## start Supplied information

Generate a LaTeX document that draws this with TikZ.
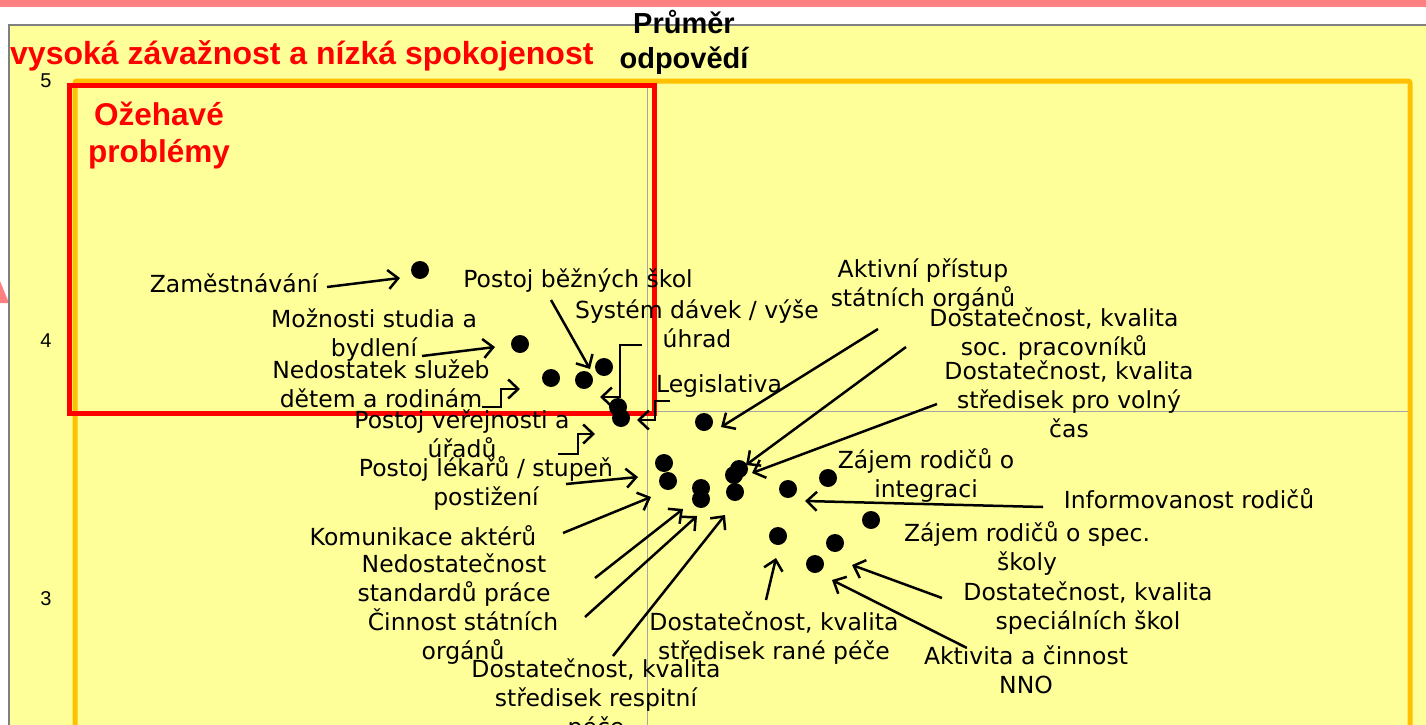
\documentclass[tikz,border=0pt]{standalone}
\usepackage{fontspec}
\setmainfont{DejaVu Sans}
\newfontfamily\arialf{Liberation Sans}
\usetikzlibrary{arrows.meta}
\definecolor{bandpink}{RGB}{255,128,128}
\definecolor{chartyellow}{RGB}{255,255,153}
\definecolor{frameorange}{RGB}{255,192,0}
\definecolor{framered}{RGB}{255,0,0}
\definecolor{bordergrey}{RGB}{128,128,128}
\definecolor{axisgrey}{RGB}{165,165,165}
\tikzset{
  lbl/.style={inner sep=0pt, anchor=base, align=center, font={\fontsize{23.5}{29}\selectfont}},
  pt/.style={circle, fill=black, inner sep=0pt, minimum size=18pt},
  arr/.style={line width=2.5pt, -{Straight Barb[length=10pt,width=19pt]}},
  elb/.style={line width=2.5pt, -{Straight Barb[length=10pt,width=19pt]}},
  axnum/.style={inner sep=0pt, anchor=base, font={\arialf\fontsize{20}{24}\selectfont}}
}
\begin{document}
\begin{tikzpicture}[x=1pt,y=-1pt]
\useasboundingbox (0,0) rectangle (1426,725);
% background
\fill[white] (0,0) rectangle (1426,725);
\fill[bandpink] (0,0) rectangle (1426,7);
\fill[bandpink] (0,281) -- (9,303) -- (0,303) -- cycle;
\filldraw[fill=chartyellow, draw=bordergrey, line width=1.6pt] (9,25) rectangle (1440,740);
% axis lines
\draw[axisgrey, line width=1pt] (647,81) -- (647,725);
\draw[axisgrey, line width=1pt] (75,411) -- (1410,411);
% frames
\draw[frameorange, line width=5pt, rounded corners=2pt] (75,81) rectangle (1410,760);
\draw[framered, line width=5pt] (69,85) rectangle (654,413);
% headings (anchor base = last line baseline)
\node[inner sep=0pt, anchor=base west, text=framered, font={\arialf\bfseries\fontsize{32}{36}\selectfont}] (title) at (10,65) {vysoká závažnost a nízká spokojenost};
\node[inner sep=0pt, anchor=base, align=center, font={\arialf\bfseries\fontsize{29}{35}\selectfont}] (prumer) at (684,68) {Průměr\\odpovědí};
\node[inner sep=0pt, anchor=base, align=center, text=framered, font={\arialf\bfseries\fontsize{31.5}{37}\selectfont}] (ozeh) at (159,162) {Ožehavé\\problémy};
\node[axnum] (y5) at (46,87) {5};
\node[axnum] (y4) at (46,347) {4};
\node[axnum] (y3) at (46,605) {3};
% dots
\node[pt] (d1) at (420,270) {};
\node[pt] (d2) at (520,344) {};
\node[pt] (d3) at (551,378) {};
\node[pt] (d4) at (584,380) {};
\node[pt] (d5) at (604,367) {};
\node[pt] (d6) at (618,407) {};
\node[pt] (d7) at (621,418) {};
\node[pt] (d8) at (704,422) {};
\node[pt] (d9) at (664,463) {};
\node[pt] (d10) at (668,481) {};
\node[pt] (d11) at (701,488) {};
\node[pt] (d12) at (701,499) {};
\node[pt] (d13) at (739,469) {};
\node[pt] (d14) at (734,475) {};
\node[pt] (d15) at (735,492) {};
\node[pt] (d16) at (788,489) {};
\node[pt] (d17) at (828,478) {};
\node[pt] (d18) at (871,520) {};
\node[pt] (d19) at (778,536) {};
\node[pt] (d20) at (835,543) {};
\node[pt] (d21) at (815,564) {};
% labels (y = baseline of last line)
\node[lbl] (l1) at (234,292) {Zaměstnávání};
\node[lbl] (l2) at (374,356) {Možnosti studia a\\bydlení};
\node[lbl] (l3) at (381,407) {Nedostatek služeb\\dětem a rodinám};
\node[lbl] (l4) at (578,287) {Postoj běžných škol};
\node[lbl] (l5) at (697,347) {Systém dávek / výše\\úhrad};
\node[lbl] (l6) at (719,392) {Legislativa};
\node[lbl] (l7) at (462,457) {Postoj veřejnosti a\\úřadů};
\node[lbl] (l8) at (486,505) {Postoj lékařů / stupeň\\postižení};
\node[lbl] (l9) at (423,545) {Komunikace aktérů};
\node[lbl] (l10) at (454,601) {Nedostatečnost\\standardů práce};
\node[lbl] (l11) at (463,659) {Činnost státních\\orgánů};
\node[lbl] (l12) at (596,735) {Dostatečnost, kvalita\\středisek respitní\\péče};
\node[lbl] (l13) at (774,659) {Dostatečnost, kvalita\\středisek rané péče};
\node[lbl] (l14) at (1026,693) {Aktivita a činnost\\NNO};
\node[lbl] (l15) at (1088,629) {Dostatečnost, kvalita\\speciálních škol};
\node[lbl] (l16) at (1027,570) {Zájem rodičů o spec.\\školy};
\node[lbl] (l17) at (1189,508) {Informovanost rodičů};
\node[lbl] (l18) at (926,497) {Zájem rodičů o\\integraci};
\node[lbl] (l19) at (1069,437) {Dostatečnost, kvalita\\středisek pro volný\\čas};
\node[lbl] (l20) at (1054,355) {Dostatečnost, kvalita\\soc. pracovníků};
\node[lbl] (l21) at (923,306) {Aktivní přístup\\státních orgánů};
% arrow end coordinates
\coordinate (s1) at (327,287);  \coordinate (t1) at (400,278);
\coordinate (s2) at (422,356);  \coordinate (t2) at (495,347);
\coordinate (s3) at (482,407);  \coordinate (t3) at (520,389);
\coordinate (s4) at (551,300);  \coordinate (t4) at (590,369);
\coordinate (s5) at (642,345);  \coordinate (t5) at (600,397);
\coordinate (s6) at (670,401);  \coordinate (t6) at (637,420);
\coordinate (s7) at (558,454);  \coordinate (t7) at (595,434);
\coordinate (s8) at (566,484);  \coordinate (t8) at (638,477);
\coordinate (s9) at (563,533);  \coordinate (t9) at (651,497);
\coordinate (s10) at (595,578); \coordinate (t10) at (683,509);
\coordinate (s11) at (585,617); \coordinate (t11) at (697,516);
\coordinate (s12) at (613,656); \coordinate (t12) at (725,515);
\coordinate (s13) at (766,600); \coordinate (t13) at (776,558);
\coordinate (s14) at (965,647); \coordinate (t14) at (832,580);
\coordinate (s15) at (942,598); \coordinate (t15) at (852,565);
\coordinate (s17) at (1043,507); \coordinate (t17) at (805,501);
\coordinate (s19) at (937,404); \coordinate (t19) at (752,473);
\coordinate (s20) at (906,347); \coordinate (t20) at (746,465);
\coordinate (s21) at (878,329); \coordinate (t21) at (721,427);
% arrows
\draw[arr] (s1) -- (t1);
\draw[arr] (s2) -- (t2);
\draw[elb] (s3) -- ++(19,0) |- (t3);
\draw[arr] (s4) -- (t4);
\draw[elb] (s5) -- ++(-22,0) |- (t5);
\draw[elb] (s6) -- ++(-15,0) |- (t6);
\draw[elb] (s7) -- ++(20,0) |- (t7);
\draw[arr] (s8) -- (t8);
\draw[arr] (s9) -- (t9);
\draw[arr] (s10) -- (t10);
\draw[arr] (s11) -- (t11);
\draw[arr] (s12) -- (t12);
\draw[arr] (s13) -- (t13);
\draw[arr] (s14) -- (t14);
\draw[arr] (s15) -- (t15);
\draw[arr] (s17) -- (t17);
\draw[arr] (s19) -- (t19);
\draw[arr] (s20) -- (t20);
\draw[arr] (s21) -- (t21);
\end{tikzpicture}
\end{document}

## end Supplied information

What you should do —
Copy the data word for word. Pictures do not go in the copy.

Solution below —
Generate a LaTeX document that draws this with TikZ.
\documentclass[tikz,border=0pt]{standalone}
\usepackage{fontspec}
\setmainfont{DejaVu Sans}
\newfontfamily\arialf{Liberation Sans}
\usetikzlibrary{arrows.meta}
\definecolor{bandpink}{RGB}{255,128,128}
\definecolor{chartyellow}{RGB}{255,255,153}
\definecolor{frameorange}{RGB}{255,192,0}
\definecolor{framered}{RGB}{255,0,0}
\definecolor{bordergrey}{RGB}{128,128,128}
\definecolor{axisgrey}{RGB}{165,165,165}
\tikzset{
  lbl/.style={inner sep=0pt, anchor=base, align=center, font={\fontsize{23.5}{29}\selectfont}},
  pt/.style={circle, fill=black, inner sep=0pt, minimum size=18pt},
  arr/.style={line width=2.5pt, -{Straight Barb[length=10pt,width=19pt]}},
  elb/.style={line width=2.5pt, -{Straight Barb[length=10pt,width=19pt]}},
  axnum/.style={inner sep=0pt, anchor=base, font={\arialf\fontsize{20}{24}\selectfont}}
}
\begin{document}
\begin{tikzpicture}[x=1pt,y=-1pt]
\useasboundingbox (0,0) rectangle (1426,725);
% background
\fill[white] (0,0) rectangle (1426,725);
\fill[bandpink] (0,0) rectangle (1426,7);
\fill[bandpink] (0,281) -- (9,303) -- (0,303) -- cycle;
\filldraw[fill=chartyellow, draw=bordergrey, line width=1.6pt] (9,25) rectangle (1440,740);
% axis lines
\draw[axisgrey, line width=1pt] (647,81) -- (647,725);
\draw[axisgrey, line width=1pt] (75,411) -- (1410,411);
% frames
\draw[frameorange, line width=5pt, rounded corners=2pt] (75,81) rectangle (1410,760);
\draw[framered, line width=5pt] (69,85) rectangle (654,413);
% headings (anchor base = last line baseline)
\node[inner sep=0pt, anchor=base west, text=framered, font={\arialf\bfseries\fontsize{32}{36}\selectfont}] (title) at (10,65) {vysoká závažnost a nízká spokojenost};
\node[inner sep=0pt, anchor=base, align=center, font={\arialf\bfseries\fontsize{29}{35}\selectfont}] (prumer) at (684,68) {Průměr\\odpovědí};
\node[inner sep=0pt, anchor=base, align=center, text=framered, font={\arialf\bfseries\fontsize{31.5}{37}\selectfont}] (ozeh) at (159,162) {Ožehavé\\problémy};
\node[axnum] (y5) at (46,87) {5};
\node[axnum] (y4) at (46,347) {4};
\node[axnum] (y3) at (46,605) {3};
% dots
\node[pt] (d1) at (420,270) {};
\node[pt] (d2) at (520,344) {};
\node[pt] (d3) at (551,378) {};
\node[pt] (d4) at (584,380) {};
\node[pt] (d5) at (604,367) {};
\node[pt] (d6) at (618,407) {};
\node[pt] (d7) at (621,418) {};
\node[pt] (d8) at (704,422) {};
\node[pt] (d9) at (664,463) {};
\node[pt] (d10) at (668,481) {};
\node[pt] (d11) at (701,488) {};
\node[pt] (d12) at (701,499) {};
\node[pt] (d13) at (739,469) {};
\node[pt] (d14) at (734,475) {};
\node[pt] (d15) at (735,492) {};
\node[pt] (d16) at (788,489) {};
\node[pt] (d17) at (828,478) {};
\node[pt] (d18) at (871,520) {};
\node[pt] (d19) at (778,536) {};
\node[pt] (d20) at (835,543) {};
\node[pt] (d21) at (815,564) {};
% labels (y = baseline of last line)
\node[lbl] (l1) at (234,292) {Zaměstnávání};
\node[lbl] (l2) at (374,356) {Možnosti studia a\\bydlení};
\node[lbl] (l3) at (381,407) {Nedostatek služeb\\dětem a rodinám};
\node[lbl] (l4) at (578,287) {Postoj běžných škol};
\node[lbl] (l5) at (697,347) {Systém dávek / výše\\úhrad};
\node[lbl] (l6) at (719,392) {Legislativa};
\node[lbl] (l7) at (462,457) {Postoj veřejnosti a\\úřadů};
\node[lbl] (l8) at (486,505) {Postoj lékařů / stupeň\\postižení};
\node[lbl] (l9) at (423,545) {Komunikace aktérů};
\node[lbl] (l10) at (454,601) {Nedostatečnost\\standardů práce};
\node[lbl] (l11) at (463,659) {Činnost státních\\orgánů};
\node[lbl] (l12) at (596,735) {Dostatečnost, kvalita\\středisek respitní\\péče};
\node[lbl] (l13) at (774,659) {Dostatečnost, kvalita\\středisek rané péče};
\node[lbl] (l14) at (1026,693) {Aktivita a činnost\\NNO};
\node[lbl] (l15) at (1088,629) {Dostatečnost, kvalita\\speciálních škol};
\node[lbl] (l16) at (1027,570) {Zájem rodičů o spec.\\školy};
\node[lbl] (l17) at (1189,508) {Informovanost rodičů};
\node[lbl] (l18) at (926,497) {Zájem rodičů o\\integraci};
\node[lbl] (l19) at (1069,437) {Dostatečnost, kvalita\\středisek pro volný\\čas};
\node[lbl] (l20) at (1054,355) {Dostatečnost, kvalita\\soc. pracovníků};
\node[lbl] (l21) at (923,306) {Aktivní přístup\\státních orgánů};
% arrow end coordinates
\coordinate (s1) at (327,287);  \coordinate (t1) at (400,278);
\coordinate (s2) at (422,356);  \coordinate (t2) at (495,347);
\coordinate (s3) at (482,407);  \coordinate (t3) at (520,389);
\coordinate (s4) at (551,300);  \coordinate (t4) at (590,369);
\coordinate (s5) at (642,345);  \coordinate (t5) at (600,397);
\coordinate (s6) at (670,401);  \coordinate (t6) at (637,420);
\coordinate (s7) at (558,454);  \coordinate (t7) at (595,434);
\coordinate (s8) at (566,484);  \coordinate (t8) at (638,477);
\coordinate (s9) at (563,533);  \coordinate (t9) at (651,497);
\coordinate (s10) at (595,578); \coordinate (t10) at (683,509);
\coordinate (s11) at (585,617); \coordinate (t11) at (697,516);
\coordinate (s12) at (613,656); \coordinate (t12) at (725,515);
\coordinate (s13) at (766,600); \coordinate (t13) at (776,558);
\coordinate (s14) at (965,647); \coordinate (t14) at (832,580);
\coordinate (s15) at (942,598); \coordinate (t15) at (852,565);
\coordinate (s17) at (1043,507); \coordinate (t17) at (805,501);
\coordinate (s19) at (937,404); \coordinate (t19) at (752,473);
\coordinate (s20) at (906,347); \coordinate (t20) at (746,465);
\coordinate (s21) at (878,329); \coordinate (t21) at (721,427);
% arrows
\draw[arr] (s1) -- (t1);
\draw[arr] (s2) -- (t2);
\draw[elb] (s3) -- ++(19,0) |- (t3);
\draw[arr] (s4) -- (t4);
\draw[elb] (s5) -- ++(-22,0) |- (t5);
\draw[elb] (s6) -- ++(-15,0) |- (t6);
\draw[elb] (s7) -- ++(20,0) |- (t7);
\draw[arr] (s8) -- (t8);
\draw[arr] (s9) -- (t9);
\draw[arr] (s10) -- (t10);
\draw[arr] (s11) -- (t11);
\draw[arr] (s12) -- (t12);
\draw[arr] (s13) -- (t13);
\draw[arr] (s14) -- (t14);
\draw[arr] (s15) -- (t15);
\draw[arr] (s17) -- (t17);
\draw[arr] (s19) -- (t19);
\draw[arr] (s20) -- (t20);
\draw[arr] (s21) -- (t21);
\end{tikzpicture}
\end{document}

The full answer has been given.